For a while now, I was having an issue with my whitebox ESX4.0 server: after rebooting this machine, I was unable to connect to it using the vSphere client. The error I was receiving was a simple "503: Service unavailable". The hostd.log on the host was filled with errors like:

--F637FB90 warning 'Proxysvc Req00002'-- Connection to localhost:8309 failed with error N7Vmacore15SystemExceptionE(Connection refused).

and I noticed that the /var/log/messages contains a lot of vmware-authd start & stop messages. I struggled and managed to find a workaround which consisted of:

  • Logging onto the service console as root

  • Edit the /etc/vmware/hostd/config.xml file and disabling the "proxysvc" component of hostd.

  • Restart the hostd process (service mgmt-vmware restart)

  • Wait for all my autostart VM's to come online

  • Re-enable the "proxysvc" and restart hostd once again

Today, I discovered this thread on the VMware communities which contained the answer I was looking for: the DNS servers I had configured on my ESX box were virtual machines running on the box itself (in my case: a m0n0wall virtual appliance and a Windows 2008 domain controller with DNS). Apparently this disrupts the proxysvc component of hostd (since the virtual DNS servers are not reachable at the time hostd is first started - autostart is yet to kick in), causing it to fail to start properly and preventing vSphere client connections. Furthermore, this prevented the autostart of VM's all together, thus never getting DNS to get up and running at all.

The solution was to clear my /etc/resolv.conf file and now everything works fine immediately after a reboot (no more attempts to connect to a virtual machine that is not yet running)!

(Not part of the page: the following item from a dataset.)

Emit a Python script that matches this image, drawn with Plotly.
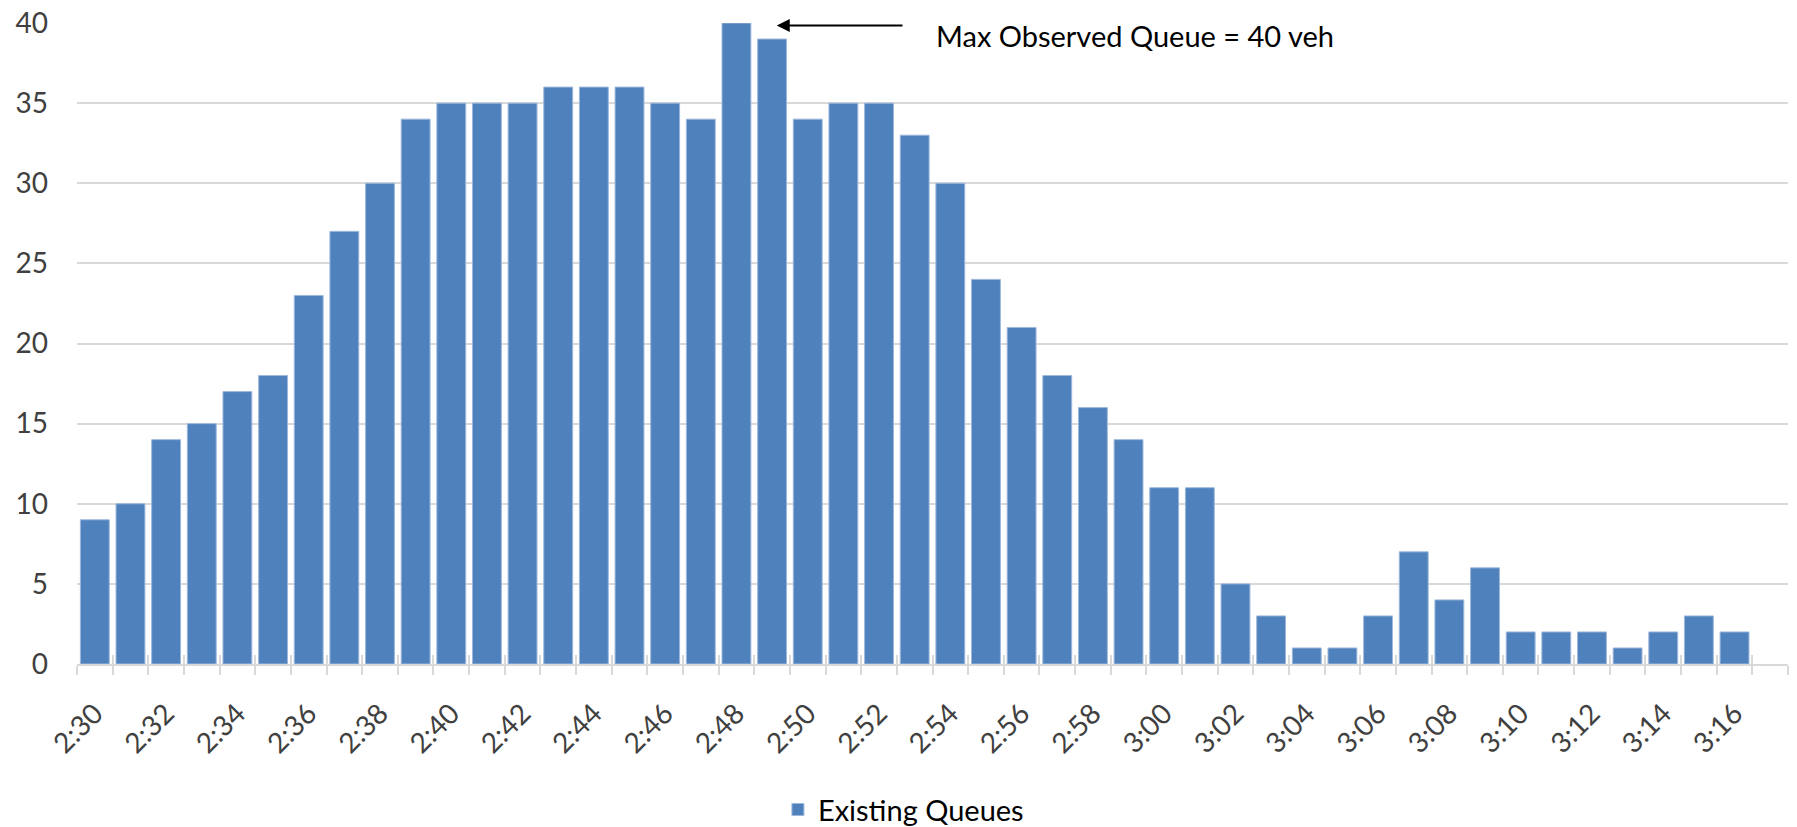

This completely slashes DNS support (in particular if you are using HA, you'll need to do good /etc/hosts maintenance). Since your typical production environment probably is not running the entire DNS infrastructure as a or several virtual machine(s), you probably are never exposed to this issue anyway.

Thursday, April 9, 2009

Active Directory over SSL in VMware Lifecycle Manager

I recently have been playing around with VMware's Lifecycle Manager appliance, and one of the small "gotcha's" I ran into was how to configure secure communications between the LCM appliance and the Active Directory backend I was authenticating against.


After configuring LCM to use Active Directory and SSL, I was getting the following error message:
Error: Unable to connect to LDAP Server / simple bind failed: dc.pretnet.local:636

In order to get the SSL authentication working for Active Directory (or LDAP in general), you need to be sure that the Certificate Authority that issues your domain controller certificates is trusted by the appliance (you don't need to actually import the domain controller certificate itself, just the issuing CA is sufficient). This is done by going through the following steps:
  1. First, obtain a copy of the issuing certification authority's certificate (without private key obviously). Ensure that it is in the X.509 format, Base64 encrypted or DER encrypted. The appliance doesn't seem to support certificate containers (P7B format), so when you export the certificate using the Certificates MMC, ensure you select one of the first two options as the export format!!


  2. To add the X.509 certificate to the appliance, go to the "Network" tab and select the "SSL Certificate" configuration pane. Here, import the certificate file.


  3. Next, restart the "VMO Configuration Server", which you can find at the bottom of the "Server" tab in the GUI.


    Note: if you get an error message that first you need to fix your LDAP configuration (and "Plugins" section) before you can restart the VMO Configuration Service, go back to the LDAP configuration and disable SSL for a moment.
That's it! Secure Active Directory authentication (which is what we all want) is now working properly! It's a good idea to import the certificate right away, because your other configuration tasks are severily limited when the authentication (either using the built-in OpenLDAP server on the appliance, or using Active Directory) is not working properly.

As a sidenote, I would like to add that, despite VMware recommending to run Lifecycle Manager on a dedicated Windows box (LCM Administration Guide v1.01, p21), the appliance is a really convenient way of running and upgrading this product without too much hassle. Of course, don't forget to offload the configuration database from the appliance (use a dedicated SQL or Oracle server)!